В самом начале своей статьи о повести Тургенева «Ася» Чернышевский обращает внимание на такую особенность ее сюжета: «Действие за границей, вдали от всей дурной обстановки нашего домашнего быта... Повесть имеет направление чисто поэтическое, идеальное, не касающееся ни одной из так называемых черных сторон жизни». И далее: «Мы видим Ромео, видим Джульетту, счастью которых ничто не мешает, и приближается минута, когда навеки решится их судьба, — для этого Ромео должен только сказать: «Я люблю тебя, любишь ли ты меня?» Но вместо объяснения в любви Ася на последнем свидании услышала от Ромео (так Чернышевский называет героя повести) упреки и выговоры.

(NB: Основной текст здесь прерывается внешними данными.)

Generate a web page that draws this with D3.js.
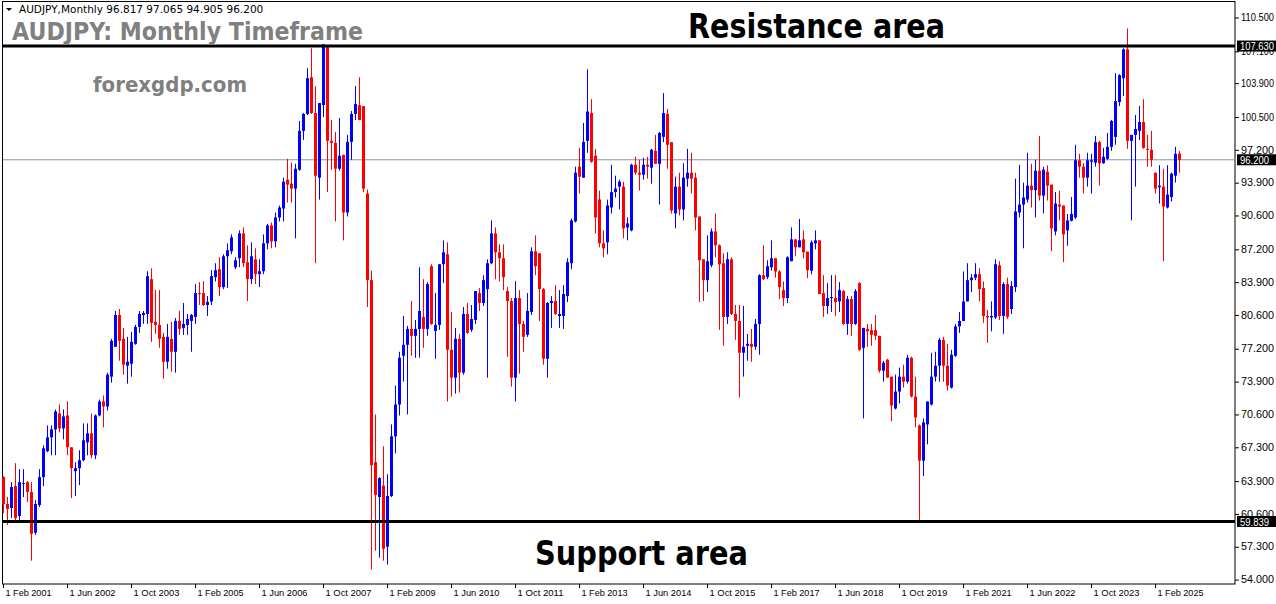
<!DOCTYPE html>
<html><head><meta charset="utf-8">
<script src="https://cdn.jsdelivr.net/npm/d3@7"></script>
<style>body{margin:0;background:#fff}svg{display:block}</style>
</head><body>
<svg id="c" width="1276" height="604"></svg>
<script>
const opens=[64.3,61.6,61.2,63.4,60.4,63.6,63.8,62.8,58.7,61.5,
64.3,66.9,68.3,69.1,70.7,69.2,70.5,67.3,64.9,65.2,
66.0,67.8,68.7,66.5,70.5,71.9,71.4,74.4,77.4,80.6,
78.2,75.5,75.7,77.7,79.4,80.6,80.7,84.2,79.9,79.6,
78.4,75.9,78.2,76.9,80.0,79.3,79.6,80.0,80.4,82.8,
82.8,81.6,81.95,84.4,85.2,83.4,86.5,87.0,85.4,86.3,
88.8,85.9,84.2,86.2,84.7,85.0,87.8,89.6,88.0,90.4,
91.3,94.2,93.8,93.3,95.2,99.1,100.8,104.5,100.9,94.4,
101.7,107.7,98.1,97.9,95.3,96.7,90.9,98.0,100.8,101.7,
101.6,92.8,84.1,65.8,62.3,63.45,57.3,62.4,68.4,71.6,
76.5,77.6,79.2,78.5,79.2,80.4,79.2,85.5,79.0,79.6,
85.7,86.7,77.1,74.3,78.2,74.8,80.7,79.1,80.1,82.8,
81.8,83.2,85.8,88.8,86.9,86.3,83.0,82.0,74.3,82.3,
79.7,78.6,80.9,87.0,86.8,83.2,76.2,81.8,82.0,80.5,
80.5,82.5,85.8,90.0,95.5,94.4,98.1,100.9,96.6,92.2,
87.8,87.9,91.4,92.95,93.5,93.5,89.4,89.1,95.7,94.9,
94.7,95.7,95.4,97.1,95.8,98.5,100.8,97.97,90.8,93.5,
91.2,94.3,94.9,94.4,90.5,86.2,84.1,85.6,89.0,87.6,
85.8,80.4,86.2,80.7,80.0,76.8,77.5,77.7,77.4,79.7,
84.6,84.4,85.4,86.3,84.97,83.1,82.3,86.0,88.2,87.4,
88.2,86.97,85.05,87.8,88.1,82.8,81.5,82.3,82.3,81.96,
83.0,79.7,82.2,79.7,83.8,77.3,79.2,79.07,79.07,78.5,
75.0,76.1,74.4,71.2,72.9,74.4,73.9,76.3,72.4,69.5,
65.96,69.6,71.6,74.4,75.5,78.1,75.5,73.3,76.5,79.45,
80.0,81.96,84.1,84.35,84.7,83.3,80.5,80.35,80.35,85.6,
80.5,83.7,81.2,83.4,90.9,91.7,92.2,93.6,93.15,95.1,
92.6,95.0,93.7,89.0,91.7,91.6,89.1,90.06,90.4,96.15,
95.5,94.4,96.0,95.9,97.97,95.85,96.3,97.5,98.5,102.0,
104.4,107.3,98.1,98.7,99.1,100.0,97.3,97.2,94.9,93.45,
93.5,91.4,92.45,94.6,96.82];
const closes=[61.6,61.1,63.3,60.2,63.8,63.7,62.8,58.6,61.6,64.3,
67.2,68.3,69.1,70.9,69.2,70.4,67.3,65.2,65.2,66.0,
68.0,68.7,66.5,70.5,71.9,71.4,74.6,78.0,80.6,78.0,
75.6,75.9,77.9,79.4,80.7,80.8,84.5,79.8,79.6,78.2,
75.9,78.4,76.9,80.0,79.2,79.7,80.2,80.6,82.8,82.7,
81.6,81.9,84.5,85.1,83.4,86.5,87.1,88.4,86.1,88.8,
85.8,84.2,86.5,84.7,85.0,87.8,89.6,88.0,90.4,91.4,
94.0,93.7,93.3,95.3,99.1,100.8,104.4,100.9,94.6,101.9,
107.8,98.1,97.9,95.3,96.6,90.9,98.0,100.8,101.8,100.2,
93.3,84.1,65.5,62.5,64.2,57.1,62.4,68.4,71.6,76.3,
77.6,79.2,78.5,79.2,81.0,79.2,83.7,79.7,79.6,85.7,
86.9,77.1,74.3,78.2,74.8,80.7,78.8,80.2,83.0,81.8,
84.1,85.8,88.8,86.9,86.3,84.4,82.0,74.3,82.3,79.7,
78.4,81.0,87.0,85.5,83.2,76.2,81.8,82.0,80.7,80.7,
82.7,85.9,90.1,94.9,94.5,98.0,101.05,96.0,90.4,87.8,
87.3,91.6,92.95,93.3,94.0,89.3,89.8,95.7,94.9,94.7,
95.7,95.5,97.2,95.8,98.9,100.9,97.7,91.1,93.5,91.2,
94.4,94.9,94.3,90.4,86.1,84.1,86.0,89.0,87.6,85.7,
80.4,86.2,80.7,80.0,76.8,77.4,77.7,77.4,79.7,84.6,
84.2,85.5,86.3,84.97,83.4,82.3,86.4,88.2,87.4,88.1,
86.9,85.1,87.9,88.1,82.7,81.5,82.3,82.4,81.9,83.1,
79.7,82.2,79.7,83.0,77.1,79.3,78.95,78.6,78.5,75.0,
75.8,74.3,71.5,72.9,74.4,73.9,76.3,72.4,70.3,65.96,
69.8,71.9,74.4,75.5,78.1,75.5,73.5,76.6,79.45,80.0,
81.96,84.1,84.35,84.7,83.2,80.5,80.35,80.5,85.7,80.5,
83.7,80.4,83.5,91.0,91.7,92.4,93.6,93.15,95.1,92.6,
95.2,93.6,89.3,91.8,91.5,88.7,90.1,90.75,96.15,95.5,
94.4,96.15,96.15,97.97,95.85,96.5,97.5,100.1,102.1,104.7,
107.3,98.1,98.7,99.3,100.0,97.4,97.2,96.2,93.3,93.6,
91.5,92.7,94.8,96.8,96.2];
const highs=[64.4,62.3,63.8,65.7,65.1,65.1,63.9,63.8,62.0,65.1,
67.5,69.5,69.5,71.1,71.6,71.1,71.9,67.3,65.8,67.0,
69.7,69.7,70.7,70.6,72.1,72.5,74.8,78.2,81.0,81.2,
79.3,78.4,78.9,79.6,81.0,81.0,85.0,85.3,83.1,83.1,
78.8,79.7,79.9,80.3,81.0,81.8,80.7,80.7,83.7,83.9,
84.0,82.5,85.1,85.8,86.4,86.7,87.8,88.7,86.4,89.1,
89.4,87.6,87.9,87.3,86.2,88.7,89.75,89.9,90.9,91.6,
94.4,96.3,95.9,95.8,100.1,100.9,105.4,107.4,103.6,101.9,
107.8,107.7,100.2,99.0,100.4,96.7,98.7,101.1,103.6,104.5,
101.6,93.2,85.05,70.6,64.3,67.4,64.6,69.6,73.5,76.9,
80.5,79.5,82.0,80.1,85.4,84.2,83.9,85.7,82.8,85.7,
88.1,87.9,80.9,79.3,78.7,81.4,81.8,81.6,83.0,83.3,
84.6,86.2,90.1,89.4,87.7,87.7,83.4,82.3,84.0,83.1,
80.0,82.8,87.4,88.6,86.8,83.3,81.9,82.5,83.6,83.1,
83.6,86.3,90.3,95.5,97.4,99.9,105.3,102.3,97.3,93.1,
89.1,92.2,95.7,94.6,94.2,94.0,90.4,95.8,96.5,96.2,
96.4,96.5,97.3,98.7,99.0,102.9,101.3,97.97,94.5,94.9,
95.85,97.3,96.9,94.9,90.5,86.2,88.6,89.3,90.8,87.7,
86.8,86.9,86.4,81.6,81.6,81.5,78.7,79.2,80.2,84.7,
87.6,86.1,88.1,86.3,85.1,83.97,86.5,89.4,88.2,90.25,
89.1,86.97,88.1,89.1,88.1,84.6,83.8,84.6,84.6,83.9,
83.1,82.5,82.5,83.2,83.9,79.3,79.7,79.7,80.6,78.5,
75.98,76.2,74.4,74.6,75.3,75.6,76.6,76.4,74.4,69.6,
70.2,71.9,76.8,76.9,78.3,78.4,77.7,77.1,79.7,80.9,
84.97,85.8,84.7,85.8,85.3,83.97,81.1,81.96,86.2,86.0,
83.9,84.35,84.0,94.3,95.7,93.9,96.9,95.8,96.2,98.6,
95.5,95.65,93.7,92.95,93.1,91.6,90.75,92.45,97.7,96.8,
95.85,96.9,96.8,98.6,98.1,97.4,98.9,100.2,104.9,104.8,
107.4,109.4,98.7,100.7,101.6,102.3,98.7,99.1,94.9,95.65,
95.3,95.65,94.9,97.5,97.07];
const lows=[60.7,59.5,60.2,59.8,59.9,62.3,61.8,55.9,58.5,61.3,
63.4,66.8,66.5,66.5,68.8,68.1,66.5,62.2,62.4,63.5,
65.9,66.5,66.2,66.1,70.4,69.3,71.0,73.8,77.4,76.0,
74.6,73.7,74.4,77.6,78.8,79.7,79.7,77.9,78.7,77.3,
74.2,75.2,74.9,74.8,78.6,78.6,78.6,76.9,79.7,81.6,
81.5,80.5,81.6,83.97,82.5,83.2,83.3,86.7,85.2,85.4,
85.4,82.0,83.7,83.7,83.4,84.7,87.2,87.3,87.4,90.0,
90.0,91.9,91.9,88.3,95.1,98.2,100.7,100.8,85.8,92.2,
100.5,92.95,95.2,90.0,95.1,88.1,90.5,96.2,100.2,100.2,
92.95,81.4,55.0,56.9,56.2,55.9,55.5,62.3,66.7,70.5,
73.9,70.6,76.5,76.3,76.3,77.3,78.5,79.6,76.2,79.1,
83.8,71.9,72.4,72.7,72.8,74.6,78.7,78.9,79.7,81.0,
81.5,74.3,85.7,84.2,83.97,83.1,76.4,73.4,71.9,74.7,
76.9,78.4,80.6,84.6,80.0,75.6,74.3,79.3,80.6,79.3,
79.2,81.9,85.2,89.9,92.8,94.4,96.9,95.9,88.8,87.4,
86.4,86.7,90.8,92.4,91.2,88.3,88.1,89.0,94.7,93.1,
94.2,94.3,93.8,95.8,91.7,97.97,95.3,90.8,89.3,90.6,
90.1,93.5,92.8,89.1,81.9,82.0,82.9,85.4,86.4,79.1,
77.5,79.7,80.6,78.1,72.3,74.4,76.0,75.9,77.1,76.6,
84.1,84.2,85.05,84.35,82.2,81.5,81.8,86.0,86.5,87.4,
86.3,84.3,84.7,87.2,82.7,80.4,80.7,80.9,80.5,80.9,
79.6,78.6,78.5,79.6,77.0,70.2,77.4,77.5,78.1,74.8,
73.9,74.3,69.9,71.1,71.7,73.3,73.7,72.3,69.3,59.9,
64.4,67.6,71.5,73.9,73.9,73.9,73.0,73.2,76.4,78.8,
79.96,81.96,82.9,84.1,81.96,79.8,77.8,78.95,80.2,80.1,
78.7,80.2,80.7,82.9,90.4,87.3,91.9,91.4,90.4,92.1,
90.8,92.1,87.0,88.6,90.1,85.9,87.55,90.0,90.25,94.4,
92.8,93.5,92.8,95.5,93.6,95.8,96.2,97.1,97.7,101.6,
102.6,97.3,90.1,93.5,98.2,97.3,95.5,95.5,92.8,91.8,
86.0,91.3,92.0,93.9,94.91];
const yTicks=[110.5,107.1,103.9,100.5,97.2,93.9,90.6,87.2,83.9,80.6,77.2,73.9,70.6,67.3,63.9,60.6,57.3,54.0];
const xTickLabels=["1 Feb 2001","1 Jun 2002","1 Oct 2003","1 Feb 2005","1 Jun 2006","1 Oct 2007","1 Feb 2009","1 Jun 2010","1 Oct 2011","1 Feb 2013","1 Jun 2014","1 Oct 2015","1 Feb 2017","1 Jun 2018","1 Oct 2019","1 Feb 2021","1 Jun 2022","1 Oct 2023","1 Feb 2025"];
const resistance=107.630, support=59.839, lastPrice=96.200;

const svg=d3.select("#c");
const n=closes.length;
const x=d3.scaleLinear().domain([0,294]).range([3,1179]);
const y=d3.scaleLinear().domain([54,110.5]).range([579.6,17.5]);
const R=1235, B=584;
const F="Tahoma, 'DejaVu Sans', sans-serif";
const LF="'Liberation Sans', Arial, sans-serif";

svg.append("rect").attr("x",2.5).attr("y",1.5).attr("width",R-2.5).attr("height",B-1.5).attr("fill","none").attr("stroke","#000");

const ya=svg.append("g").attr("transform",`translate(${R},0)`)
 .call(d3.axisRight(y).tickValues(yTicks).tickSize(4).tickFormat(d3.format(".3f")));
ya.select(".domain").remove();
ya.selectAll("text").attr("font-family",LF).attr("font-size",10).attr("fill","#000").attr("x",6)
 .attr("textLength",33).attr("lengthAdjust","spacingAndGlyphs");

const xa=svg.append("g").attr("transform",`translate(0,${B})`)
 .call(d3.axisBottom(x).tickValues(xTickLabels.map((_,i)=>i*16)).tickSize(4).tickFormat((d,i)=>xTickLabels[i]));
xa.select(".domain").remove();
xa.selectAll("text").attr("font-family",LF).attr("font-size",9.5).attr("fill","#000").attr("text-anchor","start").attr("x",2).attr("dy","0.55em")
 .each(function(){const t=this.textContent; d3.select(this).attr("textLength",t.length*4.6).attr("lengthAdjust","spacingAndGlyphs");});

svg.append("line").attr("x1",3).attr("x2",R).attr("y1",y(lastPrice)).attr("y2",y(lastPrice)).attr("stroke","#8a949c").attr("stroke-width",1);

const idx=d3.range(n);
const col=i=>closes[i]>=opens[i]?"#0000ff":"#ff0000";
const g=svg.append("g");
g.selectAll("line.w").data(idx).join("line").attr("class","w")
 .attr("x1",i=>Math.round(x(i))+0.5).attr("x2",i=>Math.round(x(i))+0.5)
 .attr("y1",i=>y(highs[i])).attr("y2",i=>y(lows[i])).attr("stroke",col).attr("stroke-width",1);
g.selectAll("rect.b").data(idx).join("rect").attr("class","b")
 .attr("x",i=>Math.round(x(i))-1).attr("width",3)
 .attr("y",i=>y(Math.max(opens[i],closes[i])))
 .attr("height",i=>Math.max(1,Math.abs(y(opens[i])-y(closes[i]))))
 .attr("fill",col);

function tag(v,txt){
 svg.append("rect").attr("x",R+2).attr("y",y(v)-5.5).attr("width",39).attr("height",11).attr("fill","#000");
 svg.append("text").attr("x",R+5).attr("y",y(v)+4).text(txt).attr("font-family",LF).attr("font-size",10).attr("fill","#fff")
  .attr("textLength",txt.length>6?34:29).attr("lengthAdjust","spacingAndGlyphs");
}
function level(v,txt){
 svg.append("line").attr("x1",3).attr("x2",R).attr("y1",y(v)).attr("y2",y(v)).attr("stroke","#000").attr("stroke-width",3);
 tag(v,txt);
}
level(resistance,"107.630");
level(support,"59.839");
tag(lastPrice,"96.200");

svg.append("path").attr("d","M6,8 L12,8 L9,11 Z").attr("fill","#000");
svg.append("text").attr("x",19).attr("y",13).text("AUDJPY,Monthly  96.817 97.065 94.905 96.200")
 .attr("font-family",F).attr("font-size",10.5).attr("fill","#000");
function big(t,xx,yy,size,fill,len){
 svg.append("text").attr("x",xx).attr("y",yy).text(t).attr("font-family","'DejaVu Sans', Verdana, sans-serif")
  .attr("font-weight","bold").attr("font-size",size).attr("fill",fill)
  .attr("textLength",len).attr("lengthAdjust","spacingAndGlyphs");
}
big("AUDJPY: Monthly Timeframe",12,40,25,"#808080",351);
big("forexgdp.com",93,92,21,"#808080",154);
big("Resistance area",688,38,33,"#000",257);
big("Support area",535,565,33,"#000",213);
</script>
</body></html>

Некоторым читателям повесть показалась испорченной последним свиданием, так как характер героя в этой сцене «не выдержан»: «если этот человек таков, каким представляется в первой половине повести, то не мог поступить он с такою пошлой грубостью, а если мог так поступить, то он с самого начала должен был представиться нам совершенно дрянным человеком».

Чернышевский же, размышляя над поведением Ромео, приходит к выводу, что в его поведении куда больше последовательности, чем противоречивости, так как оно верно передает логику характера, сформированного «обстановкой нашего домашнего быта», пусть и не воспроизведенной в сюжете. «Очень утешительно было бы думать, — говорит Чернышевский, — что автор в самом деле ошибся, но в том и состоит грустное достоинство его повести, что характер героя верен нашему обществу», что пошлость, которую сделал на rendez-vous господин Н., — «это не иное что, как симптом эпидемической болезни, укоренившейся в пашем обществе», «симптом болезни, которая точно таким же пошлым образом портит все наши дела».

Чехову, для того чтобы характер Лидии Волчаниновой обозначил себя и в своих общественных «симптомах», оказалось достаточным выбранной сюжетной «площади».